Furniture giant Ikea is urging parents who purchased a high chair from a certain batch to get in touch after several children were injured because of faulty safety belts.
The £10.99 Antilop self-assembly high chair has a plastic seat and comes with a safety belt included.
But the retailer warns that a batch of the high chairs have faulty belts that 'open unexpectedly'.
So far, stores have received eight complaints about the belt opening, causing children to fall and resulting in three minor injuries.
Customers can identify whether their chair is from the faulty batch by checking the codes moulded into the underside of the seat.
Only Antilop chairs - which come in red, blue and white - from supplier #17389 and production date 0607-0911 are affected.
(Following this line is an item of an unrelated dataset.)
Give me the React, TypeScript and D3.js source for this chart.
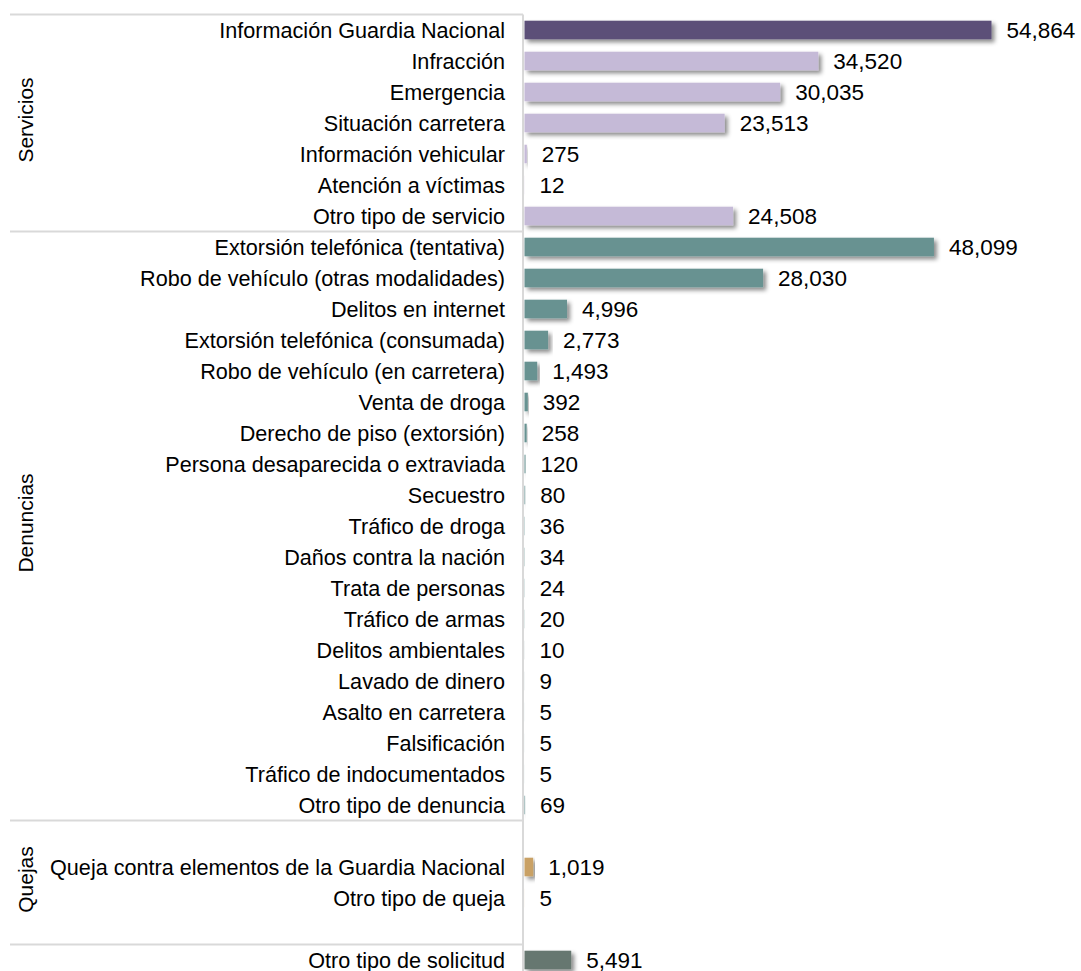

Customers with this code on their Antilop high chair are being asked to contact the store's customer services department immediately.
In a statement, the company said: 'The high chair belt can open unexpectedly in use, creating a fall hazard.
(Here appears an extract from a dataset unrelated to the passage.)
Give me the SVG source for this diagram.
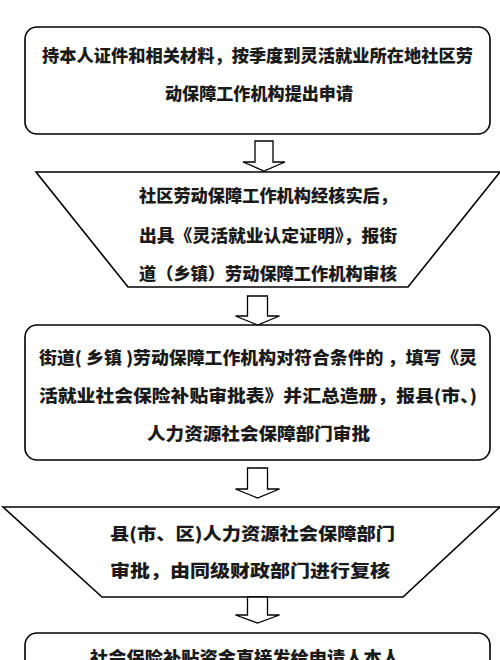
<svg xmlns="http://www.w3.org/2000/svg" width="500" height="660" viewBox="0 0 500 660">
<style>
.shape{fill:#fff;stroke:#000;stroke-width:1.6}
.arrow{fill:#fff;stroke:#000;stroke-width:1.3;stroke-linejoin:miter}
.t{font-family:"Noto Sans CJK SC","Noto Sans CJK TC",sans-serif;font-size:17px;font-weight:900;fill:#1a1a1a}
.m{text-anchor:middle}
</style>
<rect width="500" height="660" fill="#fff"/>
<g id="node1">
<rect class="shape" x="25" y="27" width="465" height="107" rx="12"/>
<text class="t" x="42" y="62" textLength="431" lengthAdjust="spacingAndGlyphs">持本人证件和相关材料，按季度到灵活就业所在地社区劳</text>
<text class="t" x="165" y="99.5" textLength="188" lengthAdjust="spacingAndGlyphs">动保障工作机构提出申请</text>
</g>
<g id="node2">
<polygon class="shape" points="36,172 500,172 408,287 128,287"/>
<text class="t" x="139" y="201.5" textLength="258" lengthAdjust="spacingAndGlyphs">社区劳动保障工作机构经核实后，</text>
<text class="t" x="139" y="241.5" textLength="258" lengthAdjust="spacingAndGlyphs">出具《灵活就业认定证明》，报街</text>
<text class="t" x="139" y="279.5" textLength="258" lengthAdjust="spacingAndGlyphs">道（乡镇）劳动保障工作机构审核</text>
</g>
<g id="node3">
<rect class="shape" x="25" y="325" width="465" height="135" rx="12"/>
<text class="t" x="39" y="363.5" textLength="438" lengthAdjust="spacingAndGlyphs">街道( 乡镇 )劳动保障工作机构对符合条件的 ，填写《灵</text>
<text class="t" x="39" y="401.5" textLength="438" lengthAdjust="spacingAndGlyphs">活就业社会保险补贴审批表》并汇总造册，报县(市、)</text>
<text class="t" x="147" y="439.5" textLength="223" lengthAdjust="spacingAndGlyphs">人力资源社会保障部门审批</text>
</g>
<g id="node4">
<polygon class="shape" points="3,507 500,507 403,597 102,597"/>
<text class="t" x="110" y="539.5" textLength="285" lengthAdjust="spacingAndGlyphs">县(市、区)人力资源社会保障部门</text>
<text class="t" x="110" y="576.5" textLength="280" lengthAdjust="spacingAndGlyphs">审批，由同级财政部门进行复核</text>
</g>
<g id="node5">
<rect class="shape" x="25" y="633" width="465" height="100" rx="12"/>
<text class="t" x="90" y="664" textLength="310" lengthAdjust="spacingAndGlyphs">社会保险补贴资金直接发给申请人本人</text>
</g>
<g id="connectors">
<polygon class="arrow" points="255,141 273,141 273,162 285,162 264,171 243,162 255,162"/>
<polygon class="arrow" points="247.5,296 267.5,296 267.5,316 279.5,316 257.5,325 235.5,316 247.5,316"/>
<polygon class="arrow" points="247.5,468 267.5,468 267.5,489 279.5,489 257.5,498 235.5,489 247.5,489"/>
<polygon class="arrow" points="247.5,597 267.5,597 267.5,615 279.5,615 257.5,623 235.5,615 247.5,615"/>
</g>
</svg>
'Ikea has received eight reports of belt opening, including three resulting in minor injury when a child fell from the high chair.
'No other high chairs are affected. Ikea apologises for any inconvenience this may cause.'
On the Ikea website the Antilop high chair is described as 'easy to disassemble and carry along'.
It adds that the Antilop is 'a high chair that helps your child develop their eating and social skills'.
Parents' website Mumsnet said the high chair has proved to be popular with their users.
Mumsnet CEO and Co-Founder Justine Roberts said: 'Getting the right high chair is pretty important to most parents.
'It needs to be sturdy, safe and easy to clean.
'As parents discuss high chairs on Mumsnet, the Antilop high chair has been a firm favourite of Mumsnet users and any affected will be reassured to know they can exchange the harness.'
This is not the first time Ikea - the world's largest furniture retailer - has had to recall a high chair product.
In 2009, Ikea issued an urgent recall of the popular Leopard high chair after a child suffered bruising in a fall.
The Leopard chair had faulty locks securing the seat to the frame of the unit, which resulted in at least one child falling through the frame, injuring their legs.
While the chairs were manufactured and tested according to European and UK safety guidelines, the snap locks themselves were also found to be a choking hazard and Ikea called for all who purchased the chair at the time to return it for a full refund.
Customers who bought an affected Antilop chair can visit their local Ikea store or contact customer services on 0845 358 3364 to receive a replacement belt free of charge.